Nudity is neither uniformly prohibited nor consistently protected. Its legal status depends on jurisdiction, context, behaviour, and interpretation.

This establishes a defining principle:

In decentralised systems, legality is not a fixed condition but an emergent outcome of interacting legal, social, and enforcement variables.

The United States model therefore illustrates both the adaptability of multi-level legal systems and the instability introduced by fragmentation. It provides a critical reference for understanding how distributed legal authority can accommodate variation while simultaneously limiting predictability and scalability.

This map presents a comparative interpretative overview of legal and enforcement approaches toward non-sexual public nudity across U.S. jurisdictions as of 2025.
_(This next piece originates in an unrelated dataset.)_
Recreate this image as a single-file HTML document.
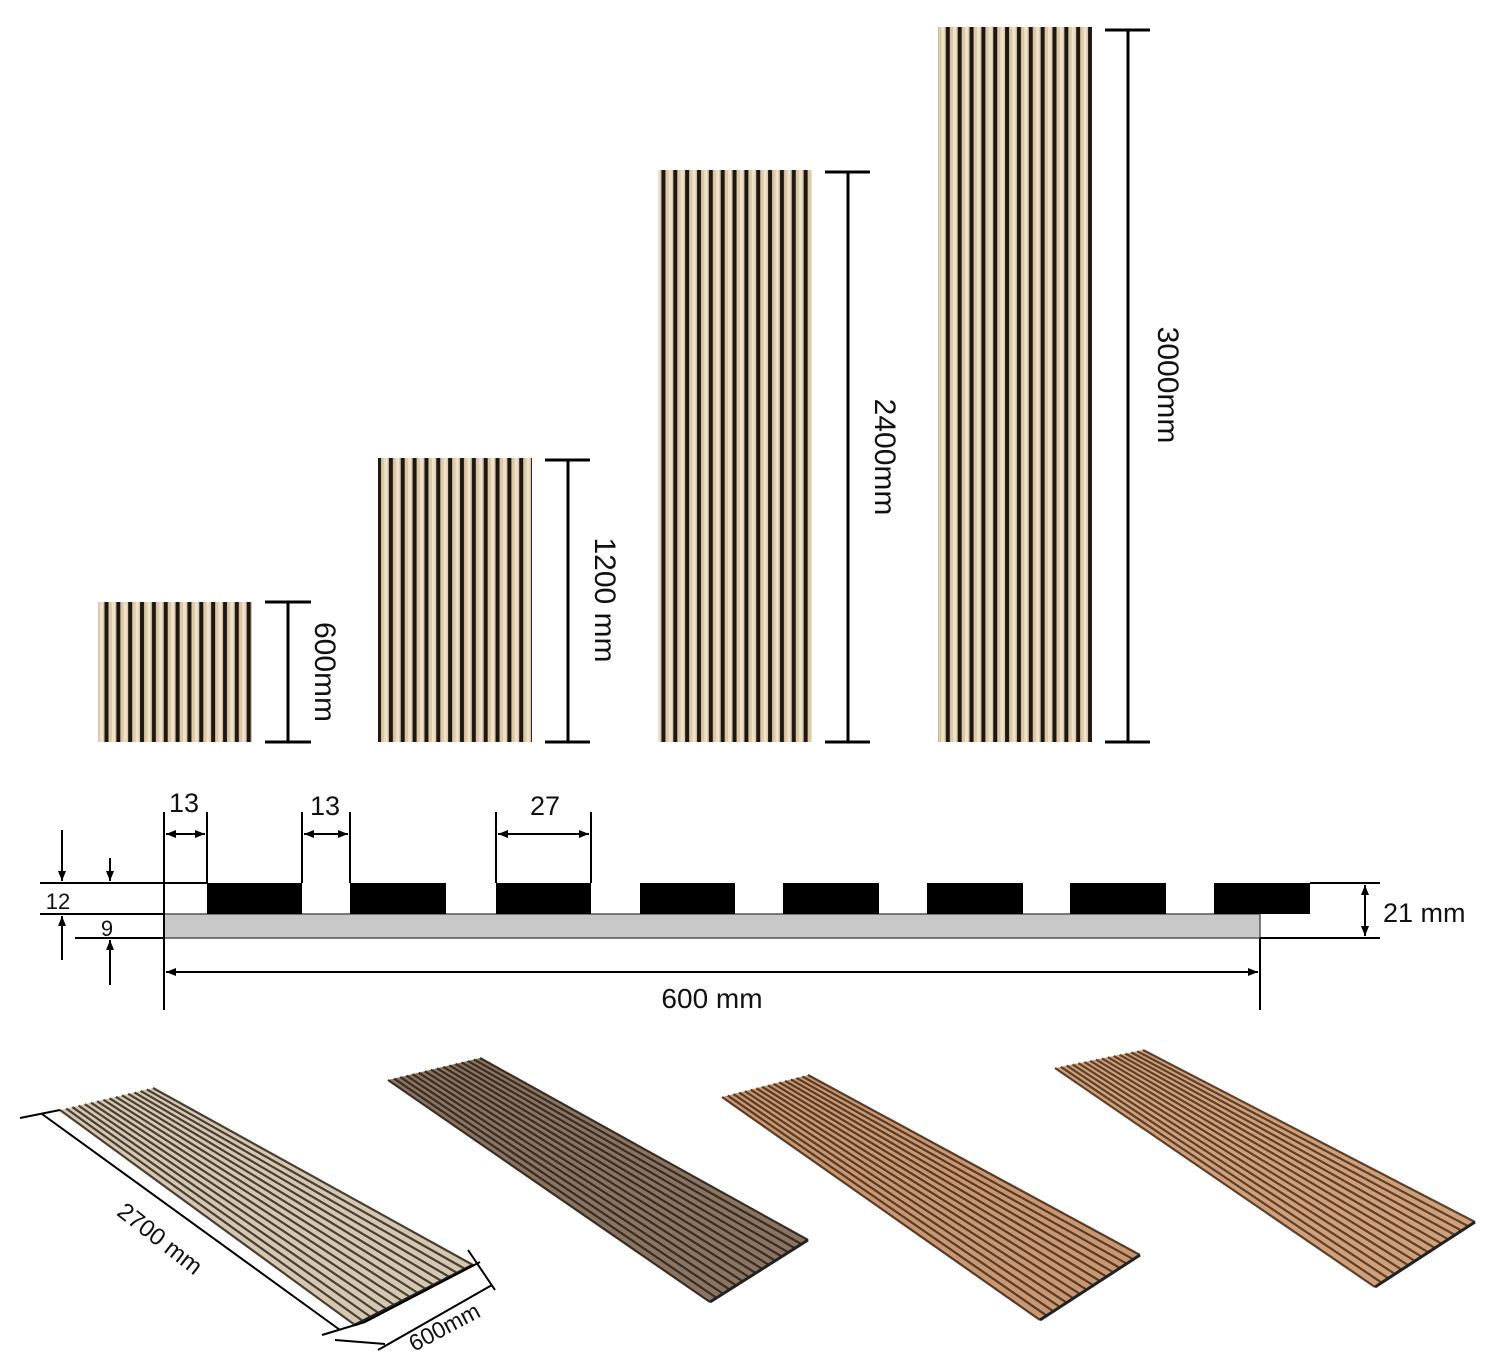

The colour categories do not represent definitive legal determinations or formal legal advice. Instead, they reflect broader observable trends derived from multiple factors, including:
• State statutes and indecency laws
• Court decisions and constitutional protections
• Enforcement patterns and police discretion
• Local ordinances and municipal practices
• Contextual tolerance and naturist infrastructure
• Topless equality rulings and related jurisprudence
• Public exposure thresholds and prosecutorial tendencies

The map uses a comparative colour scale:

• Dark Green = More protective or context-tolerant environments
• Light Green = Conditionally tolerant environments
• Yellow = Mixed or highly context-dependent environments
• Orange = Restrictive enforcement trends
• Red = Highly restrictive or aggressively enforced environments
• Grey = Insufficient or highly variable information

Legal outcomes in the United States remain highly dependent on context, location, behaviour, intent, visibility, local ordinances, and enforcement discretion. Conditions may vary significantly between municipalities, counties, courts, federal lands, and law enforcement agencies within the same state.

This visual is intended as an educational and analytical comparative framework only. It does not state that public nudity is universally legal or illegal in any jurisdiction and should not be interpreted as legal advice.